Writers planned a break-up for Willow and Dean following her continuous problems. Dean confides in Justin about Willow's gambling and requests that he look after her. He then breaks-up with her leaving Justin free to help her. A Home and Away publicist revealed that Dean "reluctantly" ends the relationship and "knows that Justin is the only person she will listen to." Justin struggles to help Willow overcome her addiction. She lashes out at Justin and blames him for her addiction, but Tori tells her that she ruined her own life. Roberts did not believe that Willow and Dean's relationship was good for her character. She branded it a "whirlwind relationship" that created a "worrying future". Despite this she noted that Home and Away viewers "love" the duo's "history and unyielding friendship".

===Departure===
During a feature on her relationship with Stewart, Roberts told Amy Price of The Courier-Mail that she had left Home and Away and was auditioning for new roles. She later said leaving the show happened "at a good time" for her, explaining "I can now reflect on myself within and outside of work. It'll be nice to work on myself for a bit. I need to step back, relax and breathe. I want to meditate, have family time, work out and enjoy life." She also called her time in Home and Away "a dream come true". In the lead up to Willow's exit, she helps put Colby in prison and then temporarily leaves the Bay. Willow later decides to go to Queensland seeking a reconciliation with Alex Neilson (Zoe Ventoura). Roberts thought her character's departure was "a lovely way to leave the show". Her final scenes aired on 14 April 2021.

==Reception==
Willow's tough persona and dramatic entrance into the series have drawn critical analysis. Ali Cromarty from New Idea said "If you saw Willow roll into Summer Bay last week, you'd be right to feel a little scared.
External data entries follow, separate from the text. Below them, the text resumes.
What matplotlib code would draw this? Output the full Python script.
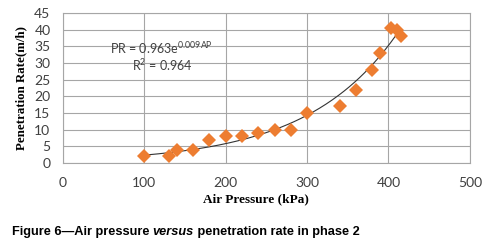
import numpy as np
import matplotlib
matplotlib.use("Agg")
import matplotlib.pyplot as plt

plt.rcParams["mathtext.fontset"] = "custom"
plt.rcParams["mathtext.rm"] = "Lato"
plt.rcParams["mathtext.it"] = "Lato:italic"

air_pressure = [100, 130, 140, 160, 180, 200, 220, 240, 260, 280, 300, 340, 360, 380, 390, 403, 410, 415]
pen_rate = [2, 2, 4, 4, 7, 8, 8, 9, 10, 10, 15, 17, 22, 28, 33, 40.5, 40, 38]
fit_a, fit_b = 0.963, 0.009
x_ticks = [0, 100, 200, 300, 400, 500]
y_ticks = [0, 5, 10, 15, 20, 25, 30, 35, 40, 45]

fig = plt.figure(figsize=(4.92, 2.43), dpi=100)
ax = fig.add_axes([0.128, 0.329, 0.827, 0.618])

xf = np.linspace(min(air_pressure), max(air_pressure), 200)
ax.plot(xf, fit_a * np.exp(fit_b * xf), color="#333333", lw=0.8, zorder=2)
ax.plot(air_pressure, pen_rate, linestyle="none", marker="D", markersize=6.8,
        color="#ED7D31", markeredgewidth=0, zorder=3)

ax.set_xlim(0, 500)
ax.set_ylim(0, 45)
ax.set_xticks(x_ticks)
ax.set_yticks(y_ticks)
ax.grid(True, color="#a6a6a6", lw=0.8)
ax.set_axisbelow(True)
for s in ["top", "right", "left", "bottom"]:
    ax.spines[s].set_color("#a6a6a6")
    ax.spines[s].set_linewidth(0.8)
ax.tick_params(axis="y", length=0, labelsize=10, labelcolor="#404040", pad=9)
ax.tick_params(axis="x", length=0, labelsize=10, labelcolor="#404040", pad=10)
for lab in ax.get_xticklabels() + ax.get_yticklabels():
    lab.set_family("Lato")

ax.set_xlabel("Air Pressure (kPa)", family="Liberation Serif", fontweight="bold",
              fontsize=9.5, labelpad=2)
ax.xaxis.set_label_coords(0.475, -0.2)
ax.set_ylabel("Penetration Rate(m/h)", family="Liberation Serif", fontweight="bold",
              fontsize=9.3, labelpad=5)

ax.text(121, 34.5, r"PR = 0.963e$^{\mathregular{0.009AP}}$", ha="center", va="center",
        fontsize=9, color="#404040", family="Lato")
ax.text(122, 29.4, r"R$^{\mathregular{2}}$ = 0.964", ha="center", va="center",
        fontsize=9, color="#404040", family="Lato")

cap_y = 0.045
cap_fs = 9.2
t1 = fig.text(0.024, cap_y, "Figure 6\u2014Air pressure ", fontsize=cap_fs, fontweight="bold",
              family="Liberation Sans", ha="left", va="center")
fig.canvas.draw()
bb = t1.get_window_extent()
x2 = bb.x1 / fig.bbox.width
t2 = fig.text(x2, cap_y, "versus", fontsize=cap_fs, fontweight="bold", fontstyle="italic",
              family="Liberation Sans", ha="left", va="center")
fig.canvas.draw()
bb2 = t2.get_window_extent()
x3 = bb2.x1 / fig.bbox.width
fig.text(x3, cap_y, " penetration rate in phase 2", fontsize=cap_fs, fontweight="bold",
         family="Liberation Sans", ha="left", va="center")

fig.savefig("out.png", dpi=100)
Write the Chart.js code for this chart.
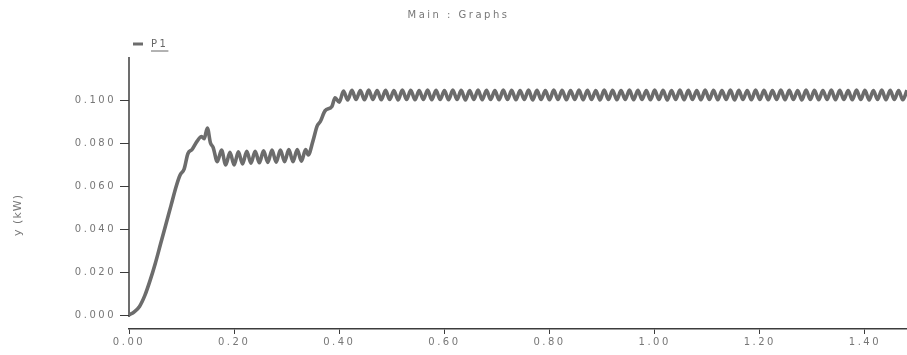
<!DOCTYPE html>
<html>
<head>
<meta charset="utf-8">
<script src="https://cdn.jsdelivr.net/npm/chart.js@4.4.1/dist/chart.umd.min.js"></script>
<style>
html,body{margin:0;padding:0;background:#fff;}
#wrap{width:907px;height:355px;position:relative;}
</style>
</head>
<body>
<div id="wrap"><canvas id="c"></canvas></div>
<script>
// ---- data ----
const chartTitle = 'Main : Graphs';
const seriesLabel = 'P1';
const yAxisTitle = 'y (kW)';
const xTickValues = [0.00, 0.20, 0.40, 0.60, 0.80, 1.00, 1.20, 1.40];
const yTickValues = [0.000, 0.020, 0.040, 0.060, 0.080, 0.100];

// start-up ramp (s, kW)
const riseTime  = [0.000,0.010,0.020,0.030,0.040,0.050,0.060,0.070,0.080,0.090,0.097,0.105,0.112,0.120,0.130,0.138,0.143,0.149,0.155,0.160];
const risePower = [0.0000,0.0015,0.0040,0.0090,0.0160,0.0240,0.0330,0.0420,0.0510,0.0600,0.0650,0.0680,0.0750,0.0770,0.0810,0.0830,0.0820,0.0870,0.0800,0.0780];

// first plateau (oscillating)
const midTime  = [0.168,0.176,0.184,0.192,0.200,0.208,0.216,0.224,0.232,0.240,0.248,0.256,0.264,0.272,0.280,0.288,0.296,0.304,0.312,0.320,0.328,0.336,0.341];
const midPower = [0.0713,0.0767,0.0698,0.0757,0.0698,0.0759,0.0703,0.0762,0.0706,0.0762,0.0708,0.0764,0.0710,0.0767,0.0711,0.0767,0.0713,0.0769,0.0713,0.0770,0.0715,0.0770,0.0745];

// second step
const stepTime  = [0.350,0.358,0.364,0.373,0.386,0.392,0.400];
const stepPower = [0.0810,0.0880,0.0900,0.0950,0.0970,0.1010,0.0990];

// steady state (oscillating)
const steadyTime = [
0.408,0.416,0.424,0.432,0.440,0.448,0.456,0.464,0.472,0.480,
0.488,0.496,0.504,0.512,0.520,0.528,0.536,0.544,0.552,0.560,
0.568,0.576,0.584,0.592,0.600,0.608,0.616,0.624,0.632,0.640,
0.648,0.656,0.664,0.672,0.680,0.688,0.696,0.704,0.712,0.720,
0.728,0.736,0.744,0.752,0.760,0.768,0.776,0.784,0.792,0.800,
0.808,0.816,0.824,0.832,0.840,0.848,0.856,0.864,0.872,0.880,
0.888,0.896,0.904,0.912,0.920,0.928,0.936,0.944,0.952,0.960,
0.968,0.976,0.984,0.992,1.000,1.008,1.016,1.024,1.032,1.040,
1.048,1.056,1.064,1.072,1.080,1.088,1.096,1.104,1.112,1.120,
1.128,1.136,1.144,1.152,1.160,1.168,1.176,1.184,1.192,1.200,
1.208,1.216,1.224,1.232,1.240,1.248,1.256,1.264,1.272,1.280,
1.288,1.296,1.304,1.312,1.320,1.328,1.336,1.344,1.352,1.360,
1.368,1.376,1.384,1.392,1.400,1.408,1.416,1.424,1.432,1.440,
1.448,1.456,1.464,1.472,1.480];
const steadyPower = [
0.1042,0.1000,0.1045,0.1002,0.1044,0.1001,0.1046,0.1002,0.1044,0.1001,
0.1045,0.1002,0.1044,0.1000,0.1046,0.1002,0.1045,0.1001,0.1044,0.1002,
0.1046,0.1001,0.1045,0.1002,0.1044,0.1001,0.1046,0.1002,0.1045,0.1000,
0.1044,0.1002,0.1046,0.1001,0.1045,0.1002,0.1044,0.1001,0.1046,0.1002,
0.1045,0.1001,0.1044,0.1002,0.1046,0.1000,0.1045,0.1002,0.1044,0.1001,
0.1046,0.1002,0.1045,0.1001,0.1044,0.1002,0.1046,0.1001,0.1045,0.1002,
0.1044,0.1000,0.1046,0.1002,0.1045,0.1001,0.1044,0.1002,0.1046,0.1001,
0.1045,0.1002,0.1044,0.1001,0.1046,0.1002,0.1045,0.1000,0.1044,0.1002,
0.1046,0.1001,0.1045,0.1002,0.1044,0.1001,0.1046,0.1002,0.1045,0.1001,
0.1044,0.1002,0.1046,0.1000,0.1045,0.1002,0.1044,0.1001,0.1046,0.1002,
0.1045,0.1001,0.1044,0.1002,0.1046,0.1001,0.1045,0.1002,0.1044,0.1000,
0.1046,0.1002,0.1045,0.1001,0.1044,0.1002,0.1046,0.1001,0.1045,0.1002,
0.1044,0.1001,0.1046,0.1002,0.1045,0.1000,0.1044,0.1002,0.1046,0.1001,
0.1045,0.1002,0.1044,0.1001,0.1045];

// ---- build chart ----
const allTime = riseTime.concat(midTime, stepTime, steadyTime);
const allPower = risePower.concat(midPower, stepPower, steadyPower);
const points = allTime.map((t, i) => ({x: t, y: allPower[i]}));

const LINE_COLOR = '#6c6c6c';
const TEXT_COLOR = '#777';
const AXIS_COLOR = '#3c3c3c';
const SPACING = '2.5px';

Chart.defaults.font.family = "'DejaVu Sans', sans-serif";
Chart.defaults.font.size = 10;
Chart.defaults.color = TEXT_COLOR;

const spacingPlugin = {
  id: 'spacing',
  beforeLayout(c) { c.ctx.letterSpacing = SPACING; },
  beforeDraw(c) { c.ctx.letterSpacing = SPACING; }
};

const yLinePlugin = {
  id: 'yLine',
  beforeDatasetsDraw(c) {
    const y = c.scales.y, ctx = c.ctx;
    const x = c.chartArea.left;
    ctx.save();
    ctx.strokeStyle = AXIS_COLOR;
    ctx.lineWidth = 1.5;
    ctx.beginPath();
    ctx.moveTo(x, y.getPixelForValue(0.12));
    ctx.lineTo(x, y.getPixelForValue(0) + 2);
    ctx.stroke();
    ctx.restore();
  }
};

const textPlugin = {
  id: 'extraText',
  afterDraw(c) {
    const ctx = c.ctx;
    const ds = c.data.datasets[0];
    // legend
    const x0 = c.chartArea.left + 4, yy = 44;
    ctx.save();
    ctx.strokeStyle = ds.borderColor;
    ctx.lineWidth = 3;
    ctx.beginPath();
    ctx.moveTo(x0, yy);
    ctx.lineTo(x0 + 10, yy);
    ctx.stroke();
    ctx.letterSpacing = SPACING;
    ctx.font = "10px 'DejaVu Sans', sans-serif";
    ctx.fillStyle = '#666';
    ctx.textBaseline = 'middle';
    ctx.textAlign = 'left';
    const tx = x0 + 18;
    ctx.fillText(ds.label, tx, yy);
    const w = ctx.measureText(ds.label).width;
    ctx.strokeStyle = '#666';
    ctx.lineWidth = 1;
    ctx.beginPath();
    ctx.moveTo(tx, yy + 7);
    ctx.lineTo(tx + w, yy + 7);
    ctx.stroke();
    // y axis title
    ctx.translate(18, 215);
    ctx.rotate(-Math.PI / 2);
    ctx.letterSpacing = '1px';
    ctx.font = "11px 'DejaVu Sans', sans-serif";
    ctx.fillStyle = TEXT_COLOR;
    ctx.textAlign = 'center';
    ctx.fillText(yAxisTitle, 0, 0);
    ctx.restore();
  }
};

const PAD_LEFT = 10;

new Chart(document.getElementById('c'), {
  type: 'line',
  data: {
    datasets: [{
      label: seriesLabel,
      data: points,
      borderColor: LINE_COLOR,
      borderWidth: 3.6,
      pointRadius: 0,
      fill: false,
      cubicInterpolationMode: 'monotone'
    }]
  },
  options: {
    responsive: true,
    maintainAspectRatio: false,
    animation: false,
    layout: { padding: { left: PAD_LEFT, right: 0, top: 0, bottom: 0 } },
    plugins: {
      legend: { display: false },
      tooltip: { enabled: false },
      title: {
        display: true,
        text: chartTitle,
        color: TEXT_COLOR,
        font: { size: 10, weight: 'normal' },
        padding: { top: 9, bottom: 36 }
      }
    },
    scales: {
      x: {
        type: 'linear',
        min: 0,
        max: 1.48,
        afterBuildTicks: s => { s.ticks = xTickValues.map(v => ({ value: v })); },
        afterFit: s => { s.height = 26; },
        ticks: {
          callback: v => Number(v).toFixed(2),
          color: TEXT_COLOR,
          padding: 2,
          maxRotation: 0,
          autoSkip: false
        },
        grid: { display: true, drawOnChartArea: false, drawTicks: true, tickLength: 5, color: AXIS_COLOR },
        border: { display: true, color: AXIS_COLOR, width: 1.5 }
      },
      y: {
        type: 'linear',
        min: -0.0065,
        max: 0.12,
        afterBuildTicks: s => { s.ticks = yTickValues.map(v => ({ value: v })); },
        afterFit: s => { s.width = 129 - PAD_LEFT; },
        ticks: {
          callback: v => Number(v).toFixed(3),
          color: TEXT_COLOR,
          padding: 4,
          autoSkip: false
        },
        grid: { display: true, drawOnChartArea: false, drawTicks: true, tickLength: 9, color: AXIS_COLOR },
        border: { display: false },
        title: { display: false }
      }
    }
  },
  plugins: [spacingPlugin, yLinePlugin, textPlugin]
});
</script>
</body>
</html>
The new Home And Away recruit is all leather and motorbikes while rocking a 'don't mess with me' attitude." Tamara Cullen from TV Week branded her the "sexy, leather-clad Willow" and a "tough girl" who "made quite the impression on Justin." Another writer from TV Week branded Willow a "bikie babe". A writer for TVNZ said "Justin and Willow’s chemistry on-screen was obvious from the start." Kerry Harvey from Stuff.co.nz branded her "the feisty Willow" and a reporter from the New Zealand radio station The Hits, similarly branded her the "feisty biker girl Willow". Claire Crick from Soaplife opined that "Willow creates trouble wherever she goes" and "Willow isn't a stranger to danger and drama." Regarding Willow and Justin, she later questioned that "surely this is one couple that's doomed from the start?" Following her gambling addiction drama Crick said that "her life's spiraling out of control" and "crumbling around her". Inside Soap's Ellis said "watch out fellas... there's a feisty new chick riding into Summer Bay this week and she plans on taking no prisoners." The editor of TV Soap magazine, Vesna Petropoulos branded Willow and Justin the "Summer Bay sweethearts". In the 2018 Digital Spy Reader Awards, Willow and Justin were nominated for "Best Soap Couple"; they came in last place with 1% of the total votes.